EXERCISE DETAILS:
Show all lines holding the string "React".

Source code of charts
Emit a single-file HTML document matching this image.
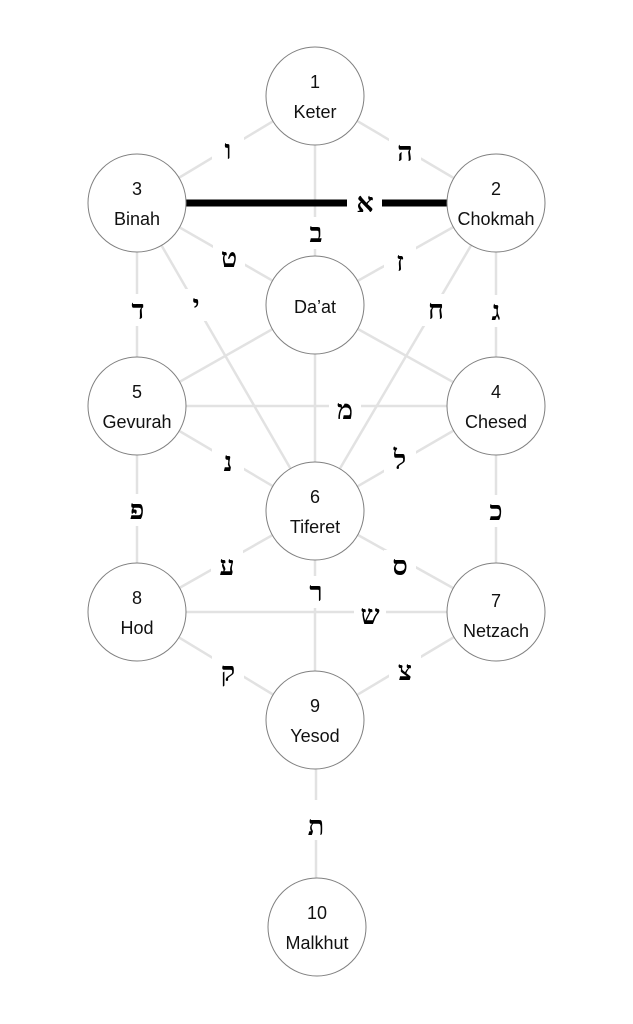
<!DOCTYPE html>
<html><head><meta charset="utf-8"><style>
html,body{margin:0;padding:0;background:#fff;}
svg{display:block}
.l{stroke:#e2e2e2;stroke-width:2.5;fill:none}
.c{fill:#fff;stroke:#808080;stroke-width:1}
.t{font-family:"Liberation Sans",sans-serif;font-size:18px;fill:#111;text-anchor:middle}
.h{font-family:"Liberation Serif","DejaVu Sans",serif;font-size:27px;font-weight:bold;fill:#000;text-anchor:middle;dominant-baseline:central}
</style></head><body>
<svg width="633" height="1024" viewBox="0 0 633 1024" xmlns="http://www.w3.org/2000/svg">
<g class="l">
<line x1="315" y1="96" x2="137" y2="203"/>
<line x1="315" y1="96" x2="496" y2="203"/>
<line x1="315" y1="96" x2="315" y2="305"/>
<line x1="137" y1="203" x2="315" y2="305"/>
<line x1="496" y1="203" x2="315" y2="305"/>
<line x1="137" y1="203" x2="137" y2="406"/>
<line x1="496" y1="203" x2="496" y2="406"/>
<line x1="137" y1="203" x2="315" y2="511"/>
<line x1="496" y1="203" x2="315" y2="511"/>
<line x1="315" y1="305" x2="137" y2="406"/>
<line x1="315" y1="305" x2="496" y2="406"/>
<line x1="315" y1="305" x2="315" y2="720"/>
<line x1="137" y1="406" x2="496" y2="406"/>
<line x1="137" y1="406" x2="315" y2="511"/>
<line x1="496" y1="406" x2="315" y2="511"/>
<line x1="137" y1="406" x2="137" y2="612"/>
<line x1="496" y1="406" x2="496" y2="612"/>
<line x1="315" y1="511" x2="137" y2="612"/>
<line x1="315" y1="511" x2="496" y2="612"/>
<line x1="137" y1="612" x2="496" y2="612"/>
<line x1="137" y1="612" x2="315" y2="720"/>
<line x1="496" y1="612" x2="315" y2="720"/>
<line x1="316" y1="720" x2="316" y2="927"/>
</g>
<line x1="137" y1="203" x2="496" y2="203" stroke="#000" stroke-width="7"/>
<g fill="#fff">
<rect x="212" y="134" width="32" height="32"/>
<rect x="389" y="136" width="32" height="32"/>
<rect x="347" y="187" width="35" height="32"/>
<rect x="300" y="217" width="32" height="32"/>
<rect x="213" y="242" width="32" height="32"/>
<rect x="384" y="246" width="32" height="32"/>
<rect x="122" y="294" width="32" height="32"/>
<rect x="180" y="289" width="32" height="32"/>
<rect x="420" y="294" width="32" height="32"/>
<rect x="480" y="295" width="32" height="32"/>
<rect x="329" y="394" width="32" height="32"/>
<rect x="212" y="446" width="32" height="32"/>
<rect x="384" y="444" width="32" height="32"/>
<rect x="121" y="494" width="32" height="32"/>
<rect x="480" y="495" width="32" height="32"/>
<rect x="211" y="550" width="32" height="32"/>
<rect x="384" y="550" width="32" height="32"/>
<rect x="300" y="576" width="32" height="32"/>
<rect x="354" y="599" width="32" height="32"/>
<rect x="212" y="656" width="32" height="32"/>
<rect x="389" y="655" width="32" height="32"/>
<rect x="300" y="800" width="32" height="40"/>
</g>
<g class="h">
<text x="228" y="150">ו</text>
<text x="405" y="152">ה</text>
<text x="365" y="203">א</text>
<text x="316" y="233">ב</text>
<text x="229" y="258">ט</text>
<text x="400" y="262">ז</text>
<text x="138" y="310">ד</text>
<text x="196" y="305">י</text>
<text x="436" y="310">ח</text>
<text x="496" y="311">ג</text>
<text x="345" y="410">מ</text>
<text x="228" y="462">נ</text>
<text x="400" y="460">ל</text>
<text x="137" y="510">פ</text>
<text x="496" y="511">כ</text>
<text x="227" y="566">ע</text>
<text x="400" y="566">ס</text>
<text x="316" y="592">ר</text>
<text x="370" y="615">ש</text>
<text x="228" y="672">ק</text>
<text x="405" y="671">צ</text>
<text x="316" y="826">ת</text>
</g>
<g>
<circle class="c" cx="315" cy="96" r="49"/>
<circle class="c" cx="137" cy="203" r="49"/>
<circle class="c" cx="496" cy="203" r="49"/>
<circle class="c" cx="315" cy="305" r="49"/>
<circle class="c" cx="137" cy="406" r="49"/>
<circle class="c" cx="496" cy="406" r="49"/>
<circle class="c" cx="315" cy="511" r="49"/>
<circle class="c" cx="137" cy="612" r="49"/>
<circle class="c" cx="496" cy="612" r="49"/>
<circle class="c" cx="315" cy="720" r="49"/>
<circle class="c" cx="317" cy="927" r="49"/>
</g>
<g class="t">
<text x="315" y="88">1</text><text x="315" y="118">Keter</text>
<text x="137" y="195">3</text><text x="137" y="225">Binah</text>
<text x="496" y="195">2</text><text x="496" y="225">Chokmah</text>
<text x="315" y="313">Da’at</text>
<text x="137" y="398">5</text><text x="137" y="428">Gevurah</text>
<text x="496" y="398">4</text><text x="496" y="428">Chesed</text>
<text x="315" y="503">6</text><text x="315" y="533">Tiferet</text>
<text x="137" y="604">8</text><text x="137" y="634">Hod</text>
<text x="496" y="607">7</text><text x="496" y="637">Netzach</text>
<text x="315" y="712">9</text><text x="315" y="742">Yesod</text>
<text x="317" y="919">10</text><text x="317" y="949">Malkhut</text>
</g>
</svg>
</body></html>
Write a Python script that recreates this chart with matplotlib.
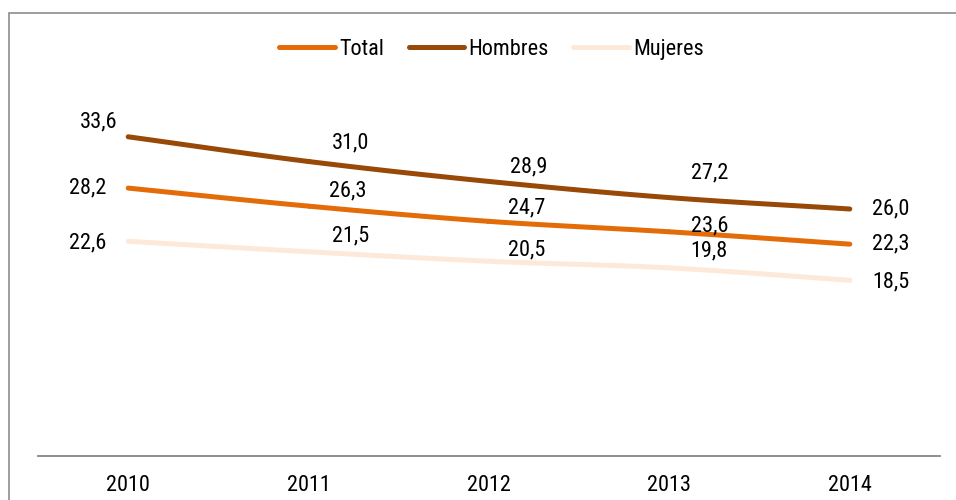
import matplotlib.pyplot as plt
import numpy as np
from matplotlib import font_manager
from matplotlib.patches import Rectangle

YEARS = ["2010", "2011", "2012", "2013", "2014"]
TOTAL = [28.2, 26.3, 24.7, 23.6, 22.3]
HOMBRES = [33.6, 31.0, 28.9, 27.2, 26.0]
MUJERES = [22.6, 21.5, 20.5, 19.8, 18.5]

COLORS = {"Total": "#E36C09", "Hombres": "#984807", "Mujeres": "#FDE9D9"}

# label offsets in pixels (dx, dy) relative to each point
OFFSETS = {
    "Total": [(-41, 0), (39, 15), (38, 13), (40, 6), (41, 0)],
    "Hombres": [(-30, 15), (42, 19), (40, 15), (40, 25), (41, 0)],
    "Mujeres": [(-41, -2), (42, 16), (38, 11), (40, 17), (41, -2)],
}

# prefer a narrow face like the original (Arial Narrow) when one is installed
names = {f.name for f in font_manager.fontManager.ttflist}
family = "Liberation Sans"
for cand in ["Liberation Sans Narrow", "Roboto Condensed", "Open Sans Condensed",
             "Noto Sans Condensed"]:
    if cand in names:
        family = cand
        break
plt.rcParams["font.family"] = [family, "DejaVu Sans"]
FS = 16


def smooth(x, y, n=30):
    # Catmull-Rom curve through the points, like Excel's smoothed line
    x = np.asarray(x, float)
    y = np.asarray(y, float)
    px = np.concatenate([[2 * x[0] - x[1]], x, [2 * x[-1] - x[-2]]])
    py = np.concatenate([[2 * y[0] - y[1]], y, [2 * y[-1] - y[-2]]])
    xs, ys = [], []
    t = np.linspace(0, 1, n)
    for i in range(1, len(px) - 2):
        for p, out in ((px, xs), (py, ys)):
            p0, p1, p2, p3 = p[i - 1], p[i], p[i + 1], p[i + 2]
            out.extend(0.5 * (2 * p1 + (-p0 + p2) * t
                              + (2 * p0 - 5 * p1 + 4 * p2 - p3) * t ** 2
                              + (-p0 + 3 * p1 - 3 * p2 + p3) * t ** 3))
    return np.array(xs), np.array(ys)


fig = plt.figure(figsize=(9.56, 5.0), dpi=100)
ax = fig.add_axes([38 / 956, 1 - 456 / 500, 902 / 956, 380 / 500])

x = np.arange(len(YEARS))
for name, vals in [("Total", TOTAL), ("Hombres", HOMBRES), ("Mujeres", MUJERES)]:
    sx, sy = smooth(x, vals)
    ax.plot(sx, sy, color=COLORS[name], lw=3.6, solid_capstyle="round", label=name)
    for xi, v, (dx, dy) in zip(x, vals, OFFSETS[name]):
        ax.annotate(f"{v:.1f}".replace(".", ","), (xi, v), xytext=(dx, dy),
                    textcoords="offset pixels", ha="center", va="center",
                    fontsize=FS, color="black")

ax.set_xlim(-0.5, len(YEARS) - 0.5)
ax.set_ylim(0, 40)
ax.set_xticks(x, YEARS)
ax.set_yticks([])
ax.tick_params(axis="x", length=0, pad=14, labelsize=FS)
for side in ["top", "right", "left"]:
    ax.spines[side].set_visible(False)
ax.spines["bottom"].set_color("#868686")
ax.spines["bottom"].set_linewidth(1.3)

ax.legend(loc="center", bbox_to_anchor=(0.503, 1 + (76 - 49) / 380), ncol=3,
          frameon=False, fontsize=FS, handlelength=2.5, handletextpad=0.2,
          columnspacing=1.1)

# grey chart-area border (only left and top edges fall inside the image)
fig.patches.append(Rectangle((8.5 / 956, -0.2), 1.2, 1.2 - 12.5 / 500,
                             transform=fig.transFigure, fill=False,
                             edgecolor="#8C8C8C", lw=1.2))

fig.savefig("out.png", dpi=100)
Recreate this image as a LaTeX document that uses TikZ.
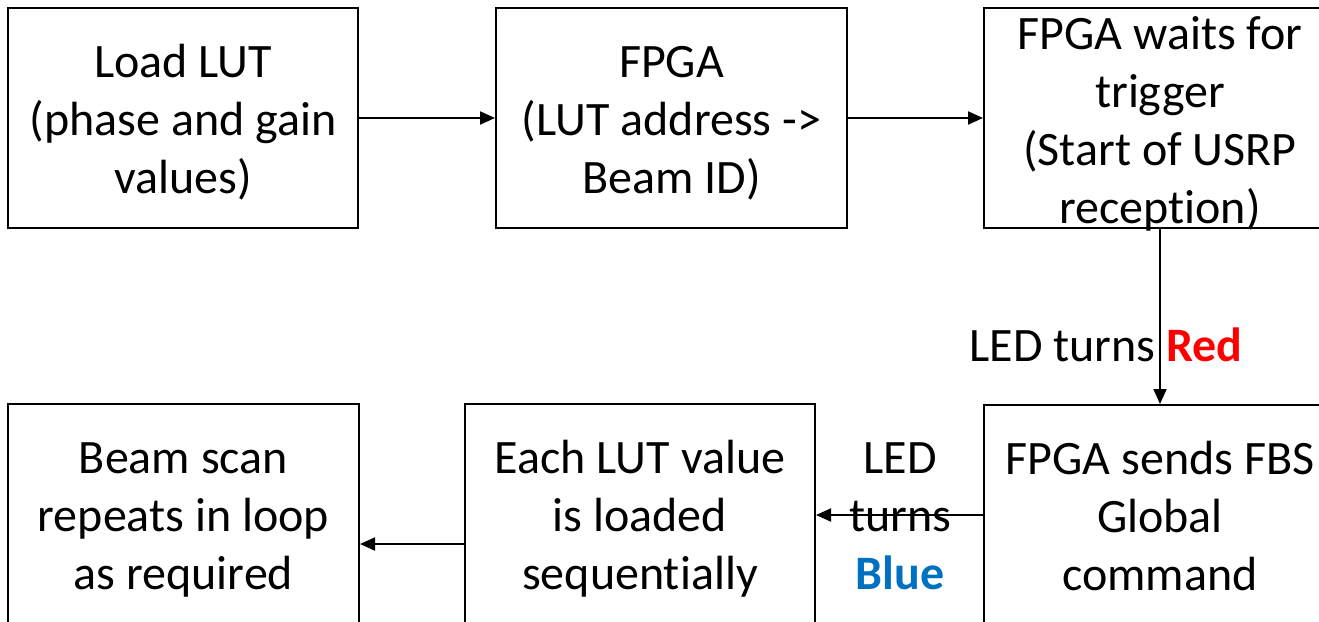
\documentclass[tikz,border=0pt]{standalone}
\usepackage{fontspec}
\setmainfont{Carlito}[Ligatures={NoCommon}]
\usetikzlibrary{arrows.meta}
\definecolor{ledred}{RGB}{255,0,0}
\definecolor{ledblue}{RGB}{0,112,192}
\newcommand\mytop{\rule{0pt}{47pt}}
\newcommand\mybot{\rule[-12pt]{0pt}{0pt}}
\newcommand\nodepth[1]{\raisebox{0pt}[\height][0pt]{#1}}
\tikzset{
  box/.style={draw, line width=2pt, minimum width=#1, minimum height=220pt,
    align=center, font=\fontsize{48}{58}\selectfont, inner sep=0pt},
  box/.default=350pt,
  conn/.style={line width=2pt, -{Triangle[length=15pt,width=13pt]}},
  lbl/.style={font=\fontsize{48}{58}\selectfont, align=center, inner sep=0pt}
}
\begin{document}
\begin{tikzpicture}[x=1pt,y=-1pt]
\useasboundingbox (0,0) rectangle (1319,621);
\clip (0,0) rectangle (1319,621);
\node[box] (load) at (183,118) {\mytop Load LUT\\(phase and gain\\values)\mybot};
\node[box=351pt] (fpga) at (671.5,118) {\mytop FPGA\\(LUT address ->\\Beam ID)\mybot};
\node[box=352pt] (wait) at (1160,118) {\rule{0pt}{41pt}FPGA waits for\\trigger\\(Start of USRP\\\nodepth{reception)}\rule[-5pt]{0pt}{0pt}};
\node[box=352pt] (send) at (1160,515) {\mytop FPGA sends FBS\\Global\\command\mybot};
\node[box] (seq) at (640,514) {\mytop Each LUT value\\is loaded\\sequentially\mybot};
\node[box=351pt] (scan) at (183.5,514) {\mytop Beam scan\\repeats in loop\\as required\mybot};
\draw[conn] (load) -- (fpga);
\draw[conn] (fpga) -- (wait);
\draw[conn] (wait) -- (send);
\draw[conn] (send.west) -- (send.west -| seq.east);
\draw[conn] ([yshift=-30pt]seq.west) -- ([yshift=-30pt]seq.west -| scan.east);
\node[lbl] (redlbl) at (1106,345) {LED turns \textcolor{ledred}{\textbf{Red}}};
\node[lbl] (bluelbl) at (900,516) {LED\\turns\\\textcolor{ledblue}{\textbf{Blue}}};
\end{tikzpicture}
\end{document}
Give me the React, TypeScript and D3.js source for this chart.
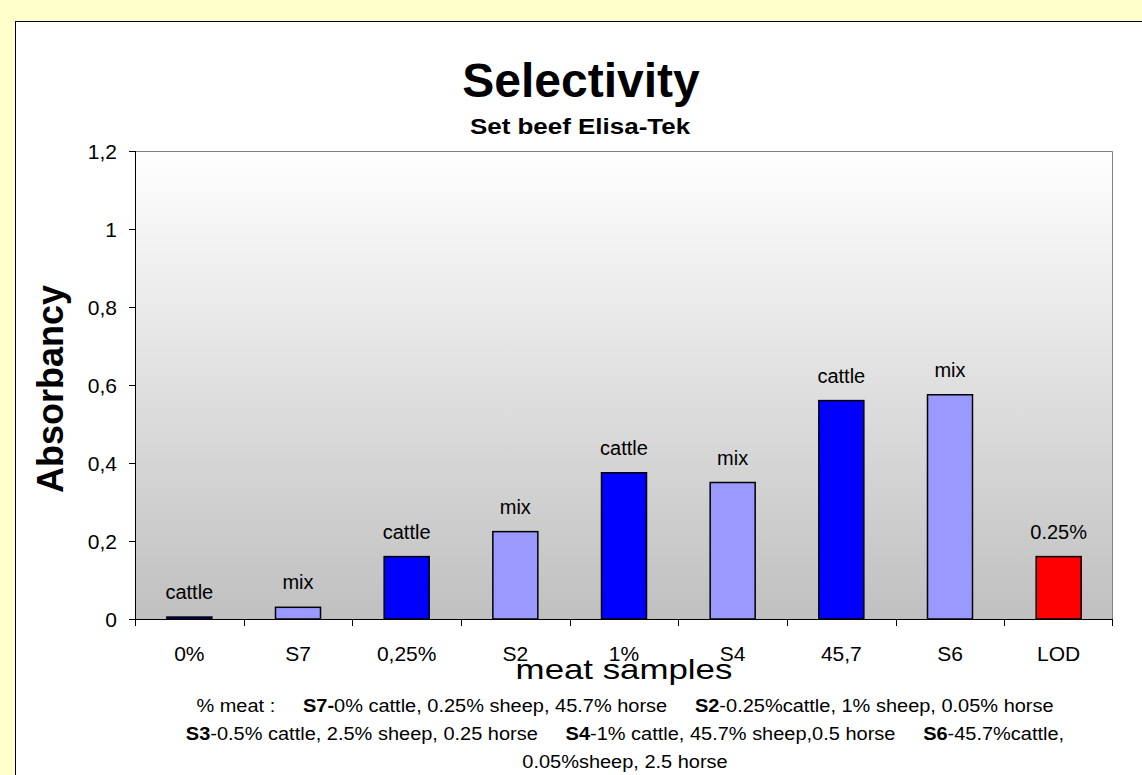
// bar chart: selectivity of the beef Elisa-Tek set
import React from 'react';
import * as d3 from 'd3';

const categories = ['0%', 'S7', '0,25%', 'S2', '1%', 'S4', '45,7', 'S6', 'LOD'];
const absorbancy = [0.005, 0.03, 0.16, 0.224, 0.375, 0.35, 0.56, 0.575, 0.16];
const barLabels = ['cattle', 'mix', 'cattle', 'mix', 'cattle', 'mix', 'cattle', 'mix', '0.25%'];
const barKinds = ['cattle', 'mix', 'cattle', 'mix', 'cattle', 'mix', 'cattle', 'mix', 'lod'];
const yTicks = [0, 0.2, 0.4, 0.6, 0.8, 1, 1.2];

// footnote lines, [text, bold] pieces
const notes = [
    [['% meat :     ', false], ['S7-', true], ['0% cattle, 0.25% sheep, 45.7% horse     ', false], ['S2', true], ['-0.25%cattle, 1% sheep, 0.05% horse', false]],
    [['S3', true], ['-0.5% cattle, 2.5% sheep, 0.25 horse     ', false], ['S4', true], ['-1% cattle, 45.7% sheep,0.5 horse     ', false], ['S6', true], ['-45.7%cattle,', false]],
    [['0.05%sheep, 2.5 horse', false]],
];

const W = 1142;
const H = 775;
const FONT = "'Liberation Sans', Arial, sans-serif";

export default function App() {
    // plot area
    const left = 135, right = 1113, top = 151, bottom = 619;

    const x = d3.scaleBand().domain(categories).range([left, right]).padding(0);
    const y = d3.scaleLinear().domain([0, 1.2]).range([bottom, top]);
    const barW = 45;
    const color = d3.scaleOrdinal().domain(['cattle', 'mix', 'lod']).range(['#0000FF', '#9999FF', '#FF0000']);
    const fmt = (v) => d3.format('~g')(v).replace('.', ',');
    const cx = (left + right) / 2;

    return (
        <svg width={W} height={H} style={{ position: 'absolute', left: 0, top: 0, display: 'block' }} fontFamily={FONT}>
            <defs>
                <linearGradient id="plotbg" x1="0" y1="0" x2="0" y2="1">
                    <stop offset="0%" stopColor="#FFFFFF" />
                    <stop offset="100%" stopColor="#C0C0C0" />
                </linearGradient>
            </defs>
            <rect x={0} y={0} width={W} height={H} fill="#FFFFCC" />
            <rect x={15.5} y={21.5} width={W + 20} height={H + 20} fill="#FFFFFF" stroke="#000" strokeWidth={1} />

            {/* titles */}
            <text x={581} y={97} textAnchor="middle" fontSize={48} fontWeight="bold">Selectivity</text>
            <text transform={`translate(580,134) scale(1.18,1)`} textAnchor="middle" fontSize={22} fontWeight="bold">Set beef Elisa-Tek</text>

            {/* plot background */}
            <rect x={left} y={top} width={right - left} height={bottom - top} fill="url(#plotbg)" />
            <path d={`M${left},${top + 0.5}H${right - 0.5}V${bottom}`} fill="none" stroke="#808080" strokeWidth={1} />

            {/* bars */}
            {categories.map((c, i) => {
                const bx = x(c) + x.bandwidth() / 2 - barW / 2;
                const by = y(absorbancy[i]);
                return (
                    <g key={c}>
                        <rect x={bx} y={by} width={barW} height={bottom - by} fill={color(barKinds[i])} stroke="#000" strokeWidth={1.5} />
                        <text x={x(c) + x.bandwidth() / 2} y={by - 18} textAnchor="middle" fontSize={20} fill="#000">{barLabels[i]}</text>
                    </g>
                );
            })}

            {/* y axis */}
            <line x1={left + 0.5} x2={left + 0.5} y1={top} y2={bottom + 6} stroke="#000" />
            {yTicks.map((t) => (
                <g key={t}>
                    <line x1={left - 6} x2={left} y1={Math.round(y(t)) + 0.5} y2={Math.round(y(t)) + 0.5} stroke="#000" />
                    <text x={117} y={y(t) + 7.5} textAnchor="end" fontSize={21} fill="#000">{fmt(t)}</text>
                </g>
            ))}

            {/* x axis */}
            <line x1={left} x2={right} y1={bottom + 0.5} y2={bottom + 0.5} stroke="#000" />
            {categories.map((c) => (
                <line key={'t' + c} x1={Math.round(x(c)) + 0.5} x2={Math.round(x(c)) + 0.5} y1={bottom} y2={bottom + 7} stroke="#000" />
            ))}
            <line x1={right - 0.5} x2={right - 0.5} y1={bottom} y2={bottom + 7} stroke="#000" />
            {categories.map((c) => (
                <text key={'l' + c} x={x(c) + x.bandwidth() / 2} y={660.5} textAnchor="middle" fontSize={21} fill="#000">{c}</text>
            ))}

            {/* axis titles */}
            <text transform={`translate(63,389) rotate(-90)`} textAnchor="middle" fontSize={36} fontWeight="bold">Absorbancy</text>
            <text transform={`translate(${cx},679) scale(1.29,1)`} textAnchor="middle" fontSize={27} fill="#000">meat samples</text>

            {/* footnote */}
            {notes.map((line, i) => (
                <text key={'n' + i} transform={`translate(625,${711.7 + i * 28.3}) scale(1.08,1)`} textAnchor="middle" fontSize={18.5} fill="#000" xmlSpace="preserve" style={{ whiteSpace: 'pre' }}>
                    {line.map(([s, b], j) => (
                        <tspan key={j} fontWeight={b ? 'bold' : 'normal'}>{s}</tspan>
                    ))}
                </text>
            ))}
        </svg>
    );
}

RESPONSE:
Give me the React, TypeScript and D3.js source for this chart.
import React from 'react';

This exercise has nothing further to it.